Les résistances culturelles et institutionnelles

L’importation des politiques américaines de diversité se heurte à des résistances significatives en France. Une partie du monde académique et politique français critique ces approches, les considérant comme une menace pour le modèle républicain. La crainte d’une fragmentation communautaire de la société française alimente les débats sur la pertinence de ces politiques.

Le monde syndical français manifeste parfois des réticences face à ces initiatives perçues comme des distractions par rapport aux questions sociales traditionnelles. La priorité donnée aux négociations salariales ou aux conditions de travail peut reléguer les problématiques de diversité au second plan. Cette situation contraste avec les États-Unis où les organisations syndicales intègrent plus systématiquement ces enjeux dans leurs revendications.

Les entreprises françaises doivent naviguer entre ces résistances et la pression croissante des investisseurs internationaux qui considèrent désormais la diversité comme un critère de performance ESG (Environnementale, Sociale et de Gouvernance). Ce double impératif les conduit à développer des approches hybrides qui concilient les attentes internationales avec les spécificités du contexte français.

Les évolutions législatives sous influence américaine

Malgré les différences d’approche, l’influence américaine a contribué à faire évoluer le cadre législatif français en matière de lutte contre les discriminations et de promotion de la diversité. L’introduction de l’index d’égalité professionnelle en 2019 illustre cette tendance : inspiré par les pratiques de transparence américaines, cet outil oblige les entreprises à publier leurs résultats en matière d’égalité femmes-hommes.

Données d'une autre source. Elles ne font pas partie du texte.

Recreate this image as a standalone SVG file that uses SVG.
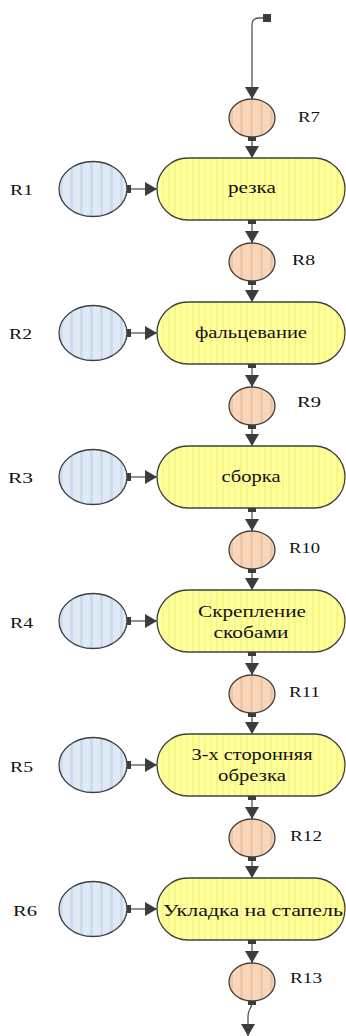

Les dispositifs de lanceurs d’alerte, d’abord développés aux États-Unis, ont progressivement été intégrés dans le droit français, facilitant le signalement des discriminations en entreprise. La loi Pacte de 2019, qui renforce la responsabilité sociale des entreprises, s’inscrit dans une dynamique similaire aux évolutions législatives américaines concernant la gouvernance d’entreprise.

Ces évolutions traduisent un mouvement de fond : si la France maintient sa spécificité philosophique et juridique, elle s’inspire néanmoins des outils et méthodes développés outre-Atlantique pour répondre aux défis contemporains de l’inclusion professionnelle. Ce phénomène d’hybridation permet l’émergence d’un modèle français de diversité, qui emprunte aux pratiques américaines tout en préservant les fondements du pacte républicain.